Somewhere I remember seeing an alternative function in Base but I haven’t been able to find it again.
There were two options mentioned in the commit linked above: NanMath.jl and DataArrays.jl. NaNMath looks like a good option if there’s nothing available in Base but DataArrays looks like overkill for a simple nanmean function.
Matlab (just for those searching for nanmean usage like in Matlab)
Is mean(filter(!isnan, x) fast compared to filtering inside the accumulator? Does it require more memory?
mapslices solution is awesome but seems obscure to me, compared to nanmean. I always need nanmean for processing geophysical data, and would find it useful in StatsBase.
Also note, like Matlab’s, this nanmean along multiple dimensions is not associative in general, but depends on order of operations on dimensions, nanmean(nanmean((x,1),2) != nanmean(nanmean((x,2),1).
@timholy’s Images.jl and meanfinite have fast, flexible dimensioned averages that ignore non-finite values.
I have reworked meanfinite as condmean in ConditionalMean to accumulate subject to an arbitrary condition (which could be to ignore sentinel values, i.e. NaN, -999). It also can average a callable function of the array. nanmean() and nanstd() methods are provided. Tests and pull requests are welcome.
Now this devolves into a ease-of-use complaint: The unsettledness of standard(s) for how to handle missing data is an impediment to developing useful functions and methods. The long list of breaking, late-breaking, and deprecated ways to do this include NA, missing, Null, Unions thereof, and sentinel values for numeric types (e.g. NaN).

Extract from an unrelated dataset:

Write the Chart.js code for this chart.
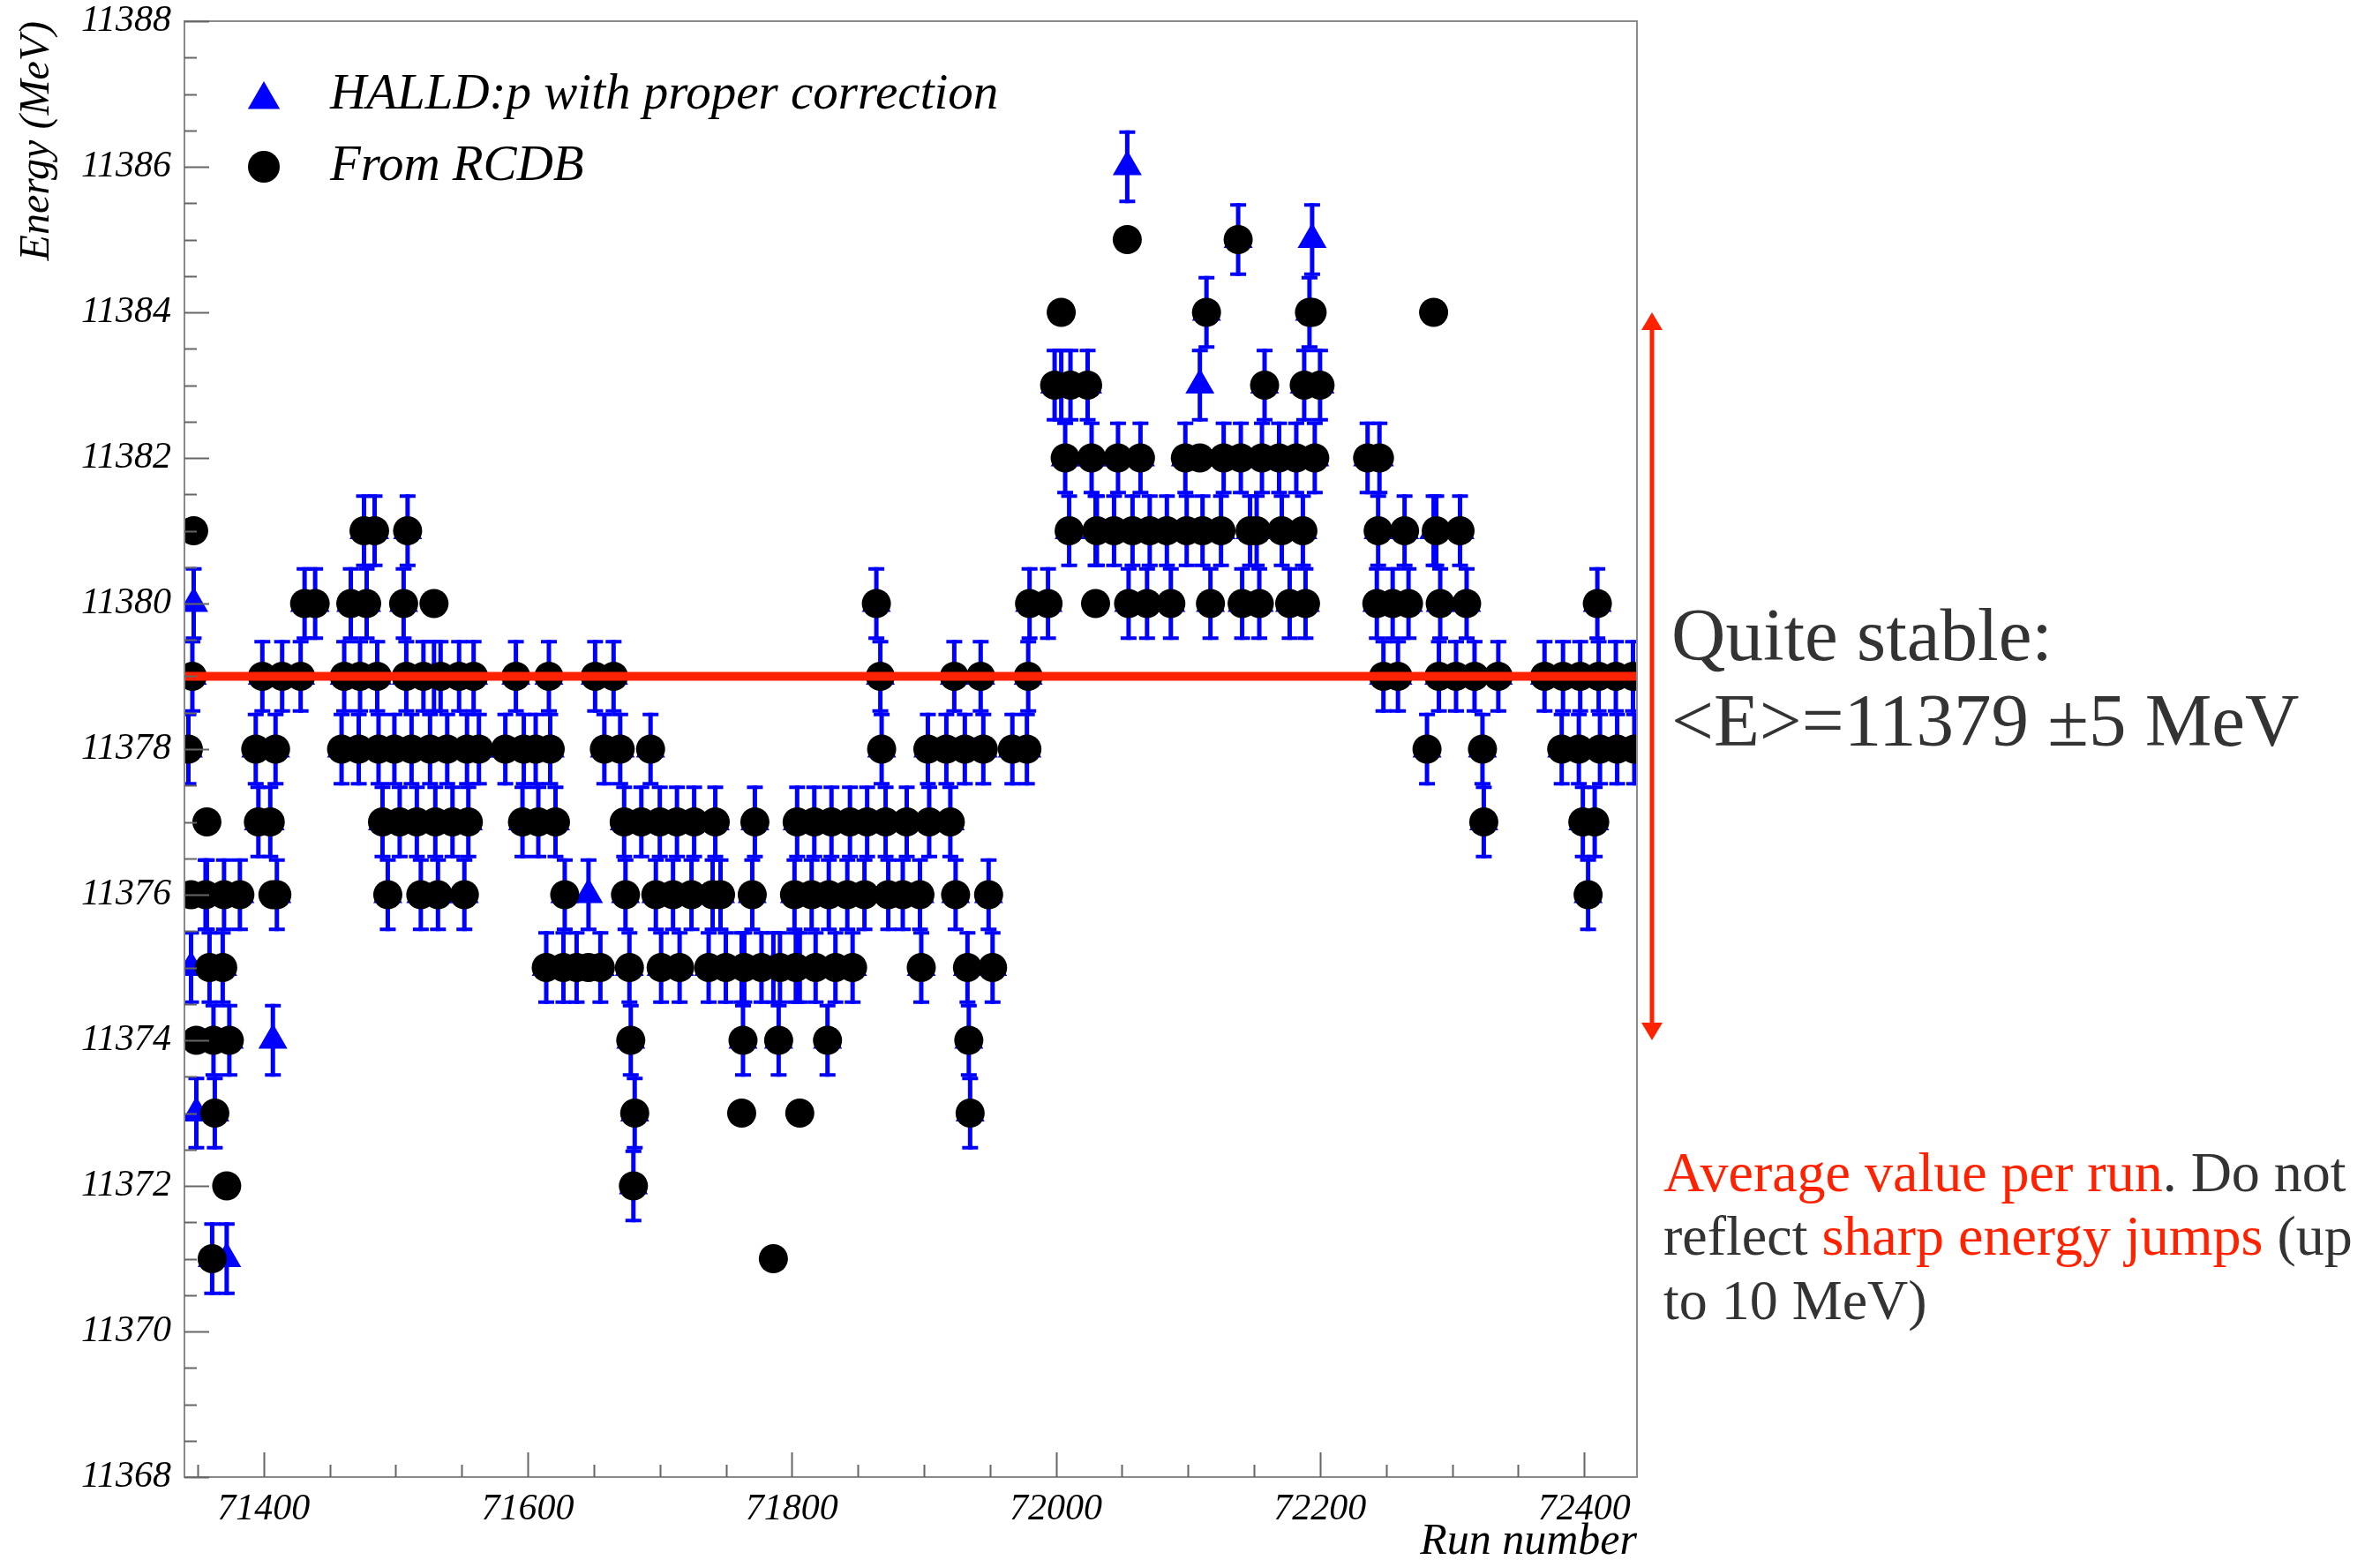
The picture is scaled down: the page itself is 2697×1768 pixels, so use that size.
<!DOCTYPE html>
<html>
<head>
<meta charset="utf-8">
<title>Beam energy per run</title>
<script src="https://cdn.jsdelivr.net/npm/chart.js@4.4.1/dist/chart.umd.min.js"></script>
<style>
html, body { margin: 0; padding: 0; background: #fff; }
#wrap { width: 2697px; height: 1768px; position: relative; }
</style>
</head>
<body>
<div id="wrap"><canvas id="mycanvas"></canvas></div>
<script>
// run number, energy from RCDB, energy from HALLD:p (MeV)
var runs = [
  71343, 71345, 71346, 71347, 71349, 71356, 71357, 71359, 71361, 71362, 71363, 71369, 71370, 71372, 71374, 71382,
  71394, 71396, 71399, 71405, 71407, 71409, 71410, 71414, 71428, 71431, 71439, 71459, 71461, 71466, 71472, 71473,
  71476, 71478, 71484, 71486, 71487, 71490, 71494, 71499, 71503, 71506, 71508, 71509, 71512, 71516, 71519, 71521,
  71526, 71529, 71530, 71532, 71534, 71539, 71543, 71548, 71552, 71554, 71555, 71559, 71563, 71583, 71591, 71596,
  71597, 71606, 71608, 71614, 71616, 71617, 71621, 71627, 71628, 71637, 71646, 71651, 71655, 71658, 71665, 71670,
  71673, 71674, 71677, 71678, 71680, 71681, 71686, 71693, 71697, 71700, 71701, 71710, 71713, 71715, 71724, 71726,
  71737, 71740, 71742, 71746, 71750, 71762, 71763, 71764, 71770, 71772, 71777, 71786, 71790, 71791, 71802, 71803,
  71804, 71806, 71815, 71817, 71818, 71827, 71828, 71830, 71833, 71842, 71844, 71846, 71855, 71857, 71864, 71867,
  71868, 71871, 71873, 71884, 71887, 71897, 71898, 71903, 71904, 71917, 71920, 71923, 71924, 71931, 71933, 71934,
  71935, 71943, 71945, 71949, 71952, 71967, 71978, 71979, 71980, 71994, 71999, 72004, 72007, 72010, 72011, 72024,
  72027, 72030, 72031, 72044, 72047, 72054, 72055, 72058, 72064, 72069, 72071, 72084, 72087, 72098, 72099, 72109,
  72111, 72114, 72117, 72125, 72127, 72138, 72140, 72141, 72147, 72152, 72154, 72156, 72158, 72169, 72171, 72177,
  72182, 72187, 72188, 72189, 72192, 72194, 72196, 72200, 72236, 72243, 72244, 72245, 72248, 72255, 72259, 72264,
  72267, 72281, 72286, 72288, 72290, 72291, 72303, 72306, 72311, 72317, 72323, 72324, 72335, 72370, 72383, 72384,
  72396, 72397, 72399, 72403, 72408, 72410, 72411, 72412, 72424, 72425, 72437, 72438
];
var rcdbEnergy = [
  11378, 11376, 11379, 11381, 11374, 11376, 11377, 11375, 11371, 11374, 11373, 11375, 11376, 11372, 11374, 11376,
  11378, 11377, 11379, 11377, 11376, 11378, 11376, 11379, 11379, 11380, 11380, 11378, 11379, 11380, 11378, 11379,
  11381, 11380, 11381, 11379, 11378, 11377, 11376, 11378, 11377, 11380, 11379, 11381, 11378, 11377, 11376, 11379,
  11378, 11380, 11377, 11376, 11379, 11378, 11377, 11379, 11376, 11378, 11377, 11379, 11378, 11378, 11379, 11377,
  11378, 11378, 11377, 11375, 11379, 11378, 11377, 11375, 11376, 11375, 11375, 11379, 11375, 11378, 11379, 11378,
  11377, 11376, 11375, 11374, 11372, 11373, 11377, 11378, 11376, 11377, 11375, 11376, 11377, 11375, 11376, 11377,
  11375, 11376, 11377, 11376, 11375, 11373, 11374, 11375, 11376, 11377, 11375, 11371, 11374, 11375, 11376, 11375,
  11377, 11373, 11376, 11377, 11375, 11374, 11376, 11377, 11375, 11376, 11377, 11375, 11376, 11377, 11380, 11379,
  11378, 11377, 11376, 11376, 11377, 11376, 11375, 11378, 11377, 11378, 11377, 11379, 11376, 11378, 11375, 11374,
  11373, 11379, 11378, 11376, 11375, 11378, 11378, 11379, 11380, 11380, 11383, 11384, 11382, 11381, 11383, 11383,
  11382, 11380, 11381, 11381, 11382, 11385, 11380, 11381, 11382, 11380, 11381, 11381, 11380, 11382, 11381, 11382,
  11381, 11384, 11380, 11381, 11382, 11385, 11382, 11380, 11381, 11381, 11380, 11382, 11383, 11382, 11381, 11380,
  11382, 11381, 11383, 11380, 11384, 11384, 11382, 11383, 11382, 11380, 11381, 11382, 11379, 11380, 11379, 11381,
  11380, 11378, 11384, 11381, 11379, 11380, 11379, 11381, 11380, 11379, 11378, 11377, 11379, 11379, 11378, 11379,
  11378, 11379, 11377, 11376, 11377, 11380, 11379, 11378, 11379, 11378, 11379, 11378
];
var halldEnergy = [
  11378, 11375, 11379, 11380, 11373, 11376, 11376, 11375, 11371, 11374, 11373, 11375, 11376, 11371, 11374, 11376,
  11378, 11377, 11379, 11377, 11374, 11378, 11376, 11379, 11379, 11380, 11380, 11378, 11379, 11380, 11378, 11379,
  11381, 11380, 11381, 11379, 11378, 11377, 11376, 11378, 11377, 11380, 11379, 11381, 11378, 11377, 11376, 11379,
  11378, 11379, 11377, 11376, 11379, 11378, 11377, 11379, 11376, 11378, 11377, 11379, 11378, 11378, 11379, 11377,
  11378, 11378, 11377, 11375, 11379, 11378, 11377, 11375, 11376, 11375, 11376, 11379, 11375, 11378, 11379, 11378,
  11377, 11376, 11375, 11374, 11372, 11373, 11377, 11378, 11376, 11377, 11375, 11376, 11377, 11375, 11376, 11377,
  11375, 11376, 11377, 11376, 11375, 11375, 11374, 11375, 11376, 11377, 11375, 11375, 11374, 11375, 11376, 11375,
  11377, 11375, 11376, 11377, 11375, 11374, 11376, 11377, 11375, 11376, 11377, 11375, 11376, 11377, 11380, 11379,
  11378, 11377, 11376, 11376, 11377, 11376, 11375, 11378, 11377, 11378, 11377, 11379, 11376, 11378, 11375, 11374,
  11373, 11379, 11378, 11376, 11375, 11378, 11378, 11379, 11380, 11380, 11383, 11383, 11382, 11381, 11383, 11383,
  11382, 11381, 11381, 11381, 11382, 11386, 11380, 11381, 11382, 11380, 11381, 11381, 11380, 11382, 11381, 11383,
  11381, 11384, 11380, 11381, 11382, 11385, 11382, 11380, 11381, 11381, 11380, 11382, 11383, 11382, 11381, 11380,
  11382, 11381, 11383, 11380, 11384, 11385, 11382, 11383, 11382, 11380, 11381, 11382, 11379, 11380, 11379, 11381,
  11380, 11378, 11381, 11381, 11379, 11380, 11379, 11381, 11380, 11379, 11378, 11377, 11379, 11379, 11378, 11379,
  11378, 11379, 11377, 11376, 11377, 11380, 11379, 11378, 11379, 11378, 11379, 11378
];
var halldError = 0.5;
var meanEnergy = 11379;
var spread = 5;
var xTicks = [71400, 71600, 71800, 72000, 72200, 72400];
var yTicks = [11368, 11370, 11372, 11374, 11376, 11378, 11380, 11382, 11384, 11386, 11388];

var RED = '#ff2200';
var DARK = '#333333';
var SERIF = "'Liberation Serif', 'Times New Roman', serif";

function toPoints(xs, ys) {
    var out = [];
    for (var i = 0; i < xs.length; i++) out.push({x: xs[i], y: ys[i]});
    return out;
}

function drawSegments(ctx, x, y, segs) {
    segs.forEach(function(s){
        ctx.fillStyle = s[1];
        ctx.fillText(s[0], x, y);
        x += ctx.measureText(s[0]).width;
    });
}

var extras = {
    id: 'extras',
    beforeDatasetsDraw: function(chart){
        // error bars of the HALLD:p points
        var ctx = chart.ctx, xs = chart.scales.x, ys = chart.scales.y, a = chart.chartArea;
        ctx.save();
        ctx.beginPath();
        ctx.rect(a.left, a.top, a.right - a.left, a.bottom - a.top);
        ctx.clip();
        ctx.strokeStyle = '#0000ff';
        for (var i = 0; i < runs.length; i++){
            var px = xs.getPixelForValue(runs[i]);
            var top = ys.getPixelForValue(halldEnergy[i] + halldError);
            var bot = ys.getPixelForValue(halldEnergy[i] - halldError);
            ctx.lineWidth = 5;
            ctx.beginPath();
            ctx.moveTo(px, top); ctx.lineTo(px, bot);
            ctx.stroke();
            ctx.lineWidth = 4;
            ctx.beginPath();
            ctx.moveTo(px - 9, top + 2); ctx.lineTo(px + 9, top + 2);
            ctx.moveTo(px - 9, bot - 2); ctx.lineTo(px + 9, bot - 2);
            ctx.stroke();
        }
        ctx.restore();
    },
    afterDraw: function(chart){
        var ctx = chart.ctx, xs = chart.scales.x, ys = chart.scales.y, a = chart.chartArea;
        var v, p;
        ctx.save();

        // frame
        ctx.strokeStyle = '#8a8a8a';
        ctx.lineWidth = 2;
        ctx.strokeRect(a.left, a.top, a.right - a.left, a.bottom - a.top);

        // inward ticks
        ctx.strokeStyle = '#666666';
        ctx.lineWidth = 2;
        ctx.beginPath();
        for (v = ys.min; v <= ys.max; v += 0.5){
            p = Math.round(ys.getPixelForValue(v)) + 0.5;
            var len = (yTicks.indexOf(v) >= 0) ? 28 : 14;
            ctx.moveTo(a.left, p); ctx.lineTo(a.left + len, p);
        }
        for (v = Math.ceil(xs.min / 50) * 50; v <= xs.max; v += 50){
            p = Math.round(xs.getPixelForValue(v)) + 0.5;
            var l2 = (xTicks.indexOf(v) >= 0) ? 28 : 14;
            ctx.moveTo(p, a.bottom); ctx.lineTo(p, a.bottom - l2);
        }
        ctx.stroke();

        // legend inside the frame
        var ds = chart.data.datasets;
        var lx = a.left + 90;
        ctx.fillStyle = '#0000ff';
        Chart.helpers.drawPoint(ctx, {pointStyle: 'triangle', radius: 21, borderWidth: 0}, lx, a.top + 89);
        ctx.fillStyle = '#000000';
        Chart.helpers.drawPoint(ctx, {pointStyle: 'circle', radius: 18, borderWidth: 0}, lx, a.top + 165);
        ctx.font = 'italic 57px ' + SERIF;
        ctx.textBaseline = 'middle';
        ctx.textAlign = 'left';
        ctx.fillText(ds[0].label, a.left + 165, a.top + 84);
        ctx.fillText(ds[1].label, a.left + 165, a.top + 165);

        // red double arrow for the spread
        var ax = a.right + 17;
        var y1 = ys.getPixelForValue(meanEnergy + spread);
        var y2 = ys.getPixelForValue(meanEnergy - spread);
        ctx.strokeStyle = RED;
        ctx.fillStyle = RED;
        ctx.lineWidth = 5;
        ctx.beginPath();
        ctx.moveTo(ax, y1 + 18); ctx.lineTo(ax, y2 - 18);
        ctx.stroke();
        ctx.beginPath();
        ctx.moveTo(ax, y1); ctx.lineTo(ax - 12, y1 + 20); ctx.lineTo(ax + 12, y1 + 20); ctx.closePath();
        ctx.moveTo(ax, y2); ctx.lineTo(ax - 12, y2 - 20); ctx.lineTo(ax + 12, y2 - 20); ctx.closePath();
        ctx.fill();

        // notes on the right
        var tx = a.right + 39;
        ctx.textBaseline = 'alphabetic';
        ctx.font = '85px ' + SERIF;
        ctx.fillStyle = DARK;
        ctx.fillText('Quite stable:', tx, 748);
        ctx.fillText('<E>=' + meanEnergy + ' \u00B1' + spread + ' MeV', tx, 845);

        ctx.font = '64px ' + SERIF;
        var bx = a.right + 30;
        drawSegments(ctx, bx, 1350, [['Average value per run', RED], ['. Do not', DARK]]);
        drawSegments(ctx, bx, 1422, [['reflect ', DARK], ['sharp energy jumps', RED], [' (up', DARK]]);
        drawSegments(ctx, bx, 1495, [['to 10 MeV)', DARK]]);

        ctx.restore();
    }
};

var chartdata = {
    datasets: [
        {
            label: 'HALLD:p with proper correction',
            data: toPoints(runs, halldEnergy),
            backgroundColor: '#0000ff',
            borderWidth: 0,
            pointStyle: 'triangle',
            pointRadius: 19,
            order: 2
        },
        {
            label: 'From RCDB',
            data: toPoints(runs, rcdbEnergy),
            backgroundColor: '#000000',
            borderWidth: 0,
            pointStyle: 'circle',
            pointRadius: 16.5,
            order: 1
        },
        {
            label: 'mean',
            type: 'line',
            data: [{x: 71340, y: meanEnergy}, {x: 72440, y: meanEnergy}],
            borderColor: RED,
            borderWidth: 10,
            pointRadius: 0,
            order: 0
        }
    ]
};

var ctx = document.getElementById('mycanvas');
var energyChart = new Chart(ctx, {
    type: 'scatter',
    data: chartdata,
    plugins: [extras],
    options: {
        responsive: true,
        maintainAspectRatio: false,
        animation: false,
        devicePixelRatio: 1,
        layout: { padding: { top: 24, right: 842, left: 0, bottom: 0 } },
        plugins: {
            legend: { display: false },
            tooltip: { enabled: false }
        },
        scales: {
            x: {
                type: 'linear',
                min: 71340,
                max: 72440,
                afterFit: function(scale){
                    scale.height = 94;
                    scale.paddingLeft = 0;
                    scale.paddingRight = 0;
                },
                afterBuildTicks: function(scale){ scale.ticks = xTicks.map(function(v){ return {value: v}; }); },
                grid: { display: false, drawTicks: false },
                border: { display: false },
                ticks: {
                    padding: 12,
                    color: '#000',
                    font: { family: SERIF, style: 'italic', size: 42 },
                    callback: function(v){ return String(v); }
                },
                title: {
                    display: true,
                    text: 'Run number',
                    align: 'end',
                    color: '#000',
                    padding: { top: 0, bottom: -10 },
                    font: { family: SERIF, style: 'italic', size: 50 }
                }
            },
            y: {
                min: 11368,
                max: 11388,
                afterFit: function(scale){
                    scale.width = 209;
                    scale.paddingTop = 0;
                    scale.paddingBottom = 0;
                },
                afterBuildTicks: function(scale){ scale.ticks = yTicks.map(function(v){ return {value: v}; }); },
                grid: { display: false, drawTicks: false },
                border: { display: false },
                ticks: {
                    padding: 15,
                    color: '#000',
                    font: { family: SERIF, style: 'italic', size: 42 },
                    callback: function(v){ return String(v); }
                },
                title: {
                    display: true,
                    text: 'Energy (MeV)',
                    align: 'end',
                    color: '#000',
                    padding: { top: 14, bottom: 0 },
                    font: { family: SERIF, style: 'italic', size: 48 }
                }
            }
        }
    }
});
</script>
</body>
</html>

This diversity and changing architecture leads to severe usability problems. Searching the discussions, I find different computer science and data science philosophies and practical reasons for one approach over another. I respect these arguments, but it’s impossible hard to tell what works, what’s supported, deprecated, or broken.
I sympathize with the frustration about this issue, but note that things are in transition now because of the anticipated efficiency gain for small unions in v0.7. Hopefully the semantics will settle soon after the next stable release.
Good catch. At some point mapslices changed how it inputs dimensions. Apparently I never use that case in my code so I hadn’t noticed it. Fortunately the fix is simple, y ⟹ dims=y
When using mean(filter(!isnan, A), dims=2) for a 2D matrix A, the filter flattens it into a vector before taking the mean. How can I do a mean over the columns of matrix ignoring the NaN values?
Cool! That worked for me, thanks! Seems like this should be achievable with the skipmissing feature in Statistics, but it doesn’t seem to accept both skipmissing and dims.